Query Generation Using Synthesizers

Synthesizers are responsible for converting enriched nodes and personas into queries. They achieve this by selecting a node property (e.g., "entities" or "keyphrases"), pairing it with a persona, style, and query length, and then using a LLM to generate a query-answer pair based on the content of the node.

Two instances of the SingleHopSpecificQuerySynthesizer are used to define the query distribution:

Headlines-Based Synthesizer – Generates queries using extracted document headlines, leading to structured questions that reference specific sections.
Keyphrases-Based Synthesizer – Forms queries around key concepts, generating broader, thematic questions.

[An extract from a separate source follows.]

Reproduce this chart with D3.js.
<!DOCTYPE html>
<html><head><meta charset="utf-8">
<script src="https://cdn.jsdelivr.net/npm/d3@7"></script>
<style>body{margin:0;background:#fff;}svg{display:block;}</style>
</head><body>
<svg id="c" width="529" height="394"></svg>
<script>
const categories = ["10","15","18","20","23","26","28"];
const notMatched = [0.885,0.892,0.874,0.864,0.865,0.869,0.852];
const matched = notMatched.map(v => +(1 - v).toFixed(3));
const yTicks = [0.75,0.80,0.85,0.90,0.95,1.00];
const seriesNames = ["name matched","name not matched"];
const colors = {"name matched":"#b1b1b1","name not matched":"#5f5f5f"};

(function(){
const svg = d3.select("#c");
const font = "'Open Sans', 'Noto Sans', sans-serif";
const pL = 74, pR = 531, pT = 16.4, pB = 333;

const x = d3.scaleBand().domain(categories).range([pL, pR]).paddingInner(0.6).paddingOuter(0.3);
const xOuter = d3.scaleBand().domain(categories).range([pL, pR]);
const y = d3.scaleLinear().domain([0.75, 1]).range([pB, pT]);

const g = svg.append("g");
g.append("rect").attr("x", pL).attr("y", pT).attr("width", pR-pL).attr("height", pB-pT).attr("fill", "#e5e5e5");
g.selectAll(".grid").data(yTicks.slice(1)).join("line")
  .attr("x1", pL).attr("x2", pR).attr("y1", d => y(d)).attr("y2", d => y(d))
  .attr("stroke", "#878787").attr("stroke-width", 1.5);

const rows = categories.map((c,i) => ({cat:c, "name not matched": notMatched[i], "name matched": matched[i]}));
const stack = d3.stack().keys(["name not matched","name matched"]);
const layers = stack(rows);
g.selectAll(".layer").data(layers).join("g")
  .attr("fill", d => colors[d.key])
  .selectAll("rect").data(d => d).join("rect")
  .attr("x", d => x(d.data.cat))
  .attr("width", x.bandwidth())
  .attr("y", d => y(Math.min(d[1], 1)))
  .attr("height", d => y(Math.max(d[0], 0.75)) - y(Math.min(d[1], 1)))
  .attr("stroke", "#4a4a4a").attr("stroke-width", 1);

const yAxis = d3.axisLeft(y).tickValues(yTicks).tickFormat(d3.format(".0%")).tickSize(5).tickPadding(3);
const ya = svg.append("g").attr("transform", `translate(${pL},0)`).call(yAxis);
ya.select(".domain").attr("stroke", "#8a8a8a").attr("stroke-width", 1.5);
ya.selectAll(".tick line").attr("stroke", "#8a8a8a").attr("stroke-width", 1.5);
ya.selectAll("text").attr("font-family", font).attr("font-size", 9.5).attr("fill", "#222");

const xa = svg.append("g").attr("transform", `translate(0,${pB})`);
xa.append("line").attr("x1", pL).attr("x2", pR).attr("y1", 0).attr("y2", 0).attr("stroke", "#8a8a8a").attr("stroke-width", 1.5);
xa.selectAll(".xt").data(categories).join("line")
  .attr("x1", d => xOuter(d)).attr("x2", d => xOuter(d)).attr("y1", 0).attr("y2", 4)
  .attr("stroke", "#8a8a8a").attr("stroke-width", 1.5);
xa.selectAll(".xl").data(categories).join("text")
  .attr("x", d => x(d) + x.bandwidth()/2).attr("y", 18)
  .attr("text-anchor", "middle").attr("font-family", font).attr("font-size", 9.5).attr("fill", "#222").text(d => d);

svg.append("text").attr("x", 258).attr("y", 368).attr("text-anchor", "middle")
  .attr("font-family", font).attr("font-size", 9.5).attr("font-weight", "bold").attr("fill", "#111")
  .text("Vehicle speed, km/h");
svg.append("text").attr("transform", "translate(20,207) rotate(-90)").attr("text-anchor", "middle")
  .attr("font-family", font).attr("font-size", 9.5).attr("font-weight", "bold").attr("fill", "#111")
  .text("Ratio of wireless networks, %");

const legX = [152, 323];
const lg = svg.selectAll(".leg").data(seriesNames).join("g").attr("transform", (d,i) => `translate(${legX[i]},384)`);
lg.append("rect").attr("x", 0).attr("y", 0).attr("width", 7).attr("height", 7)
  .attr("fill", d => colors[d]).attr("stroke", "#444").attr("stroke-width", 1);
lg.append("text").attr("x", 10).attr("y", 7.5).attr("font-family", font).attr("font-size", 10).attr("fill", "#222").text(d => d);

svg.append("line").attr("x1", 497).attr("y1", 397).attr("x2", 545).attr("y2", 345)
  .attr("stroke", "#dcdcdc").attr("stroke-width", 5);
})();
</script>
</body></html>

Both synthesizers are weighted equally (0.5 each), ensuring a balanced mix of specific and conceptual queries, which ultimately enhances the diversity of the test set.

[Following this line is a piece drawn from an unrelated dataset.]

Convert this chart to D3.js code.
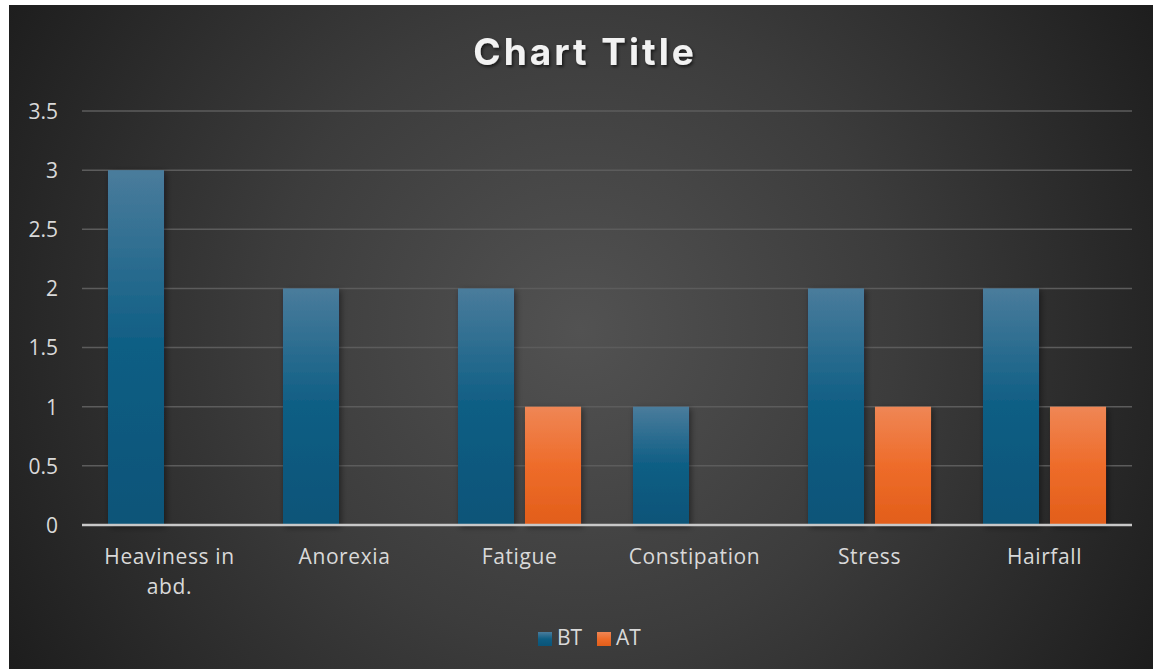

from ragas.testset.synthesizers.single_hop.specific import (
    SingleHopSpecificQuerySynthesizer,
)

query_distibution = [
    (
        SingleHopSpecificQuerySynthesizer(llm=generator_llm, property_name="headlines"),
        0.5,
    ),
    (
        SingleHopSpecificQuerySynthesizer(
            llm=generator_llm, property_name="keyphrases"
        ),
        0.5,
    ),
]

Testset Generation

from ragas.testset import TestsetGenerator

generator = TestsetGenerator(
    llm=generator_llm,
    embedding_model=generator_embeddings,
    knowledge_graph=kg,
    persona_list=personas,
)

Now we can generate the testset.

testset = generator.generate(testset_size=10, query_distribution=query_distibution)
testset.to_pandas()

Generating Scenarios: 100%|██████████| 2/2 [00:00<?, ?it/s]
Generating Samples: 100%|██████████| 10/10 [00:00<?, ?it/s]

Output

	user_input	reference_contexts	reference	synthesizer_name
0	Wut do I do if my baggage is Delayed, Lost, or...	[Baggage Policies\n\nThis section provides a d...	If your baggage is delayed, lost, or damaged, ...	single_hop_specifc_query_synthesizer
1	Wht asistance is provided by the airline durin...	[Flight Delays\n\nFlight delays can be caused ...	Depending on the length of the delay, Ragas Ai...	single_hop_specifc_query_synthesizer
2	What is Step 1: Check Fare Rules in the contex...	[Flight Cancellations\n\nFlight cancellations ...	Step 1: Check Fare Rules involves logging into...	single_hop_specifc_query_synthesizer
3	How can I access my booking online with Ragas ...	[Managing Reservations\n\nManaging your reserv...	To access your booking online with Ragas Airli...	single_hop_specifc_query_synthesizer
4	What assistance does Ragas Airlines provide fo...	[Special Assistance\n\nRagas Airlines provides...	Ragas Airlines provides special assistance ser...	single_hop_specifc_query_synthesizer
5	What steps should I take if my baggage is dela...	[Baggage Policies This section provides a deta...	If your baggage is delayed, lost, or damaged w...	single_hop_specifc_query_synthesizer
6	How can I resubmit the claim for my baggage is...	[Potential Issues and Resolutions for Baggage ...	To resubmit the claim for your baggage issue, ...	single_hop_specifc_query_synthesizer
7	Wut are the main causes of flight delays and h...	[Flight Delays Flight delays can be caused by ...	Flight delays can be caused by weather conditi...	single_hop_specifc_query_synthesizer
8	How can I request reimbursement for additional...	[2. Additional Expenses Incurred Due to Delay ...	To request reimbursement for additional expens...	single_hop_specifc_query_synthesizer
9	What are passenger-initiated cancelations?	[Flight Cancellations Flight cancellations can...	Passenger-initiated cancellations occur when a...	single_hop_specifc_query_synthesizer

Final Thoughts

In this tutorial, we explored test set generation using the Ragas library, focusing primarily on single-hop queries. In our upcoming tutorial, we’ll dive into multi-hop queries, expanding on these concepts for even richer test set scenarios.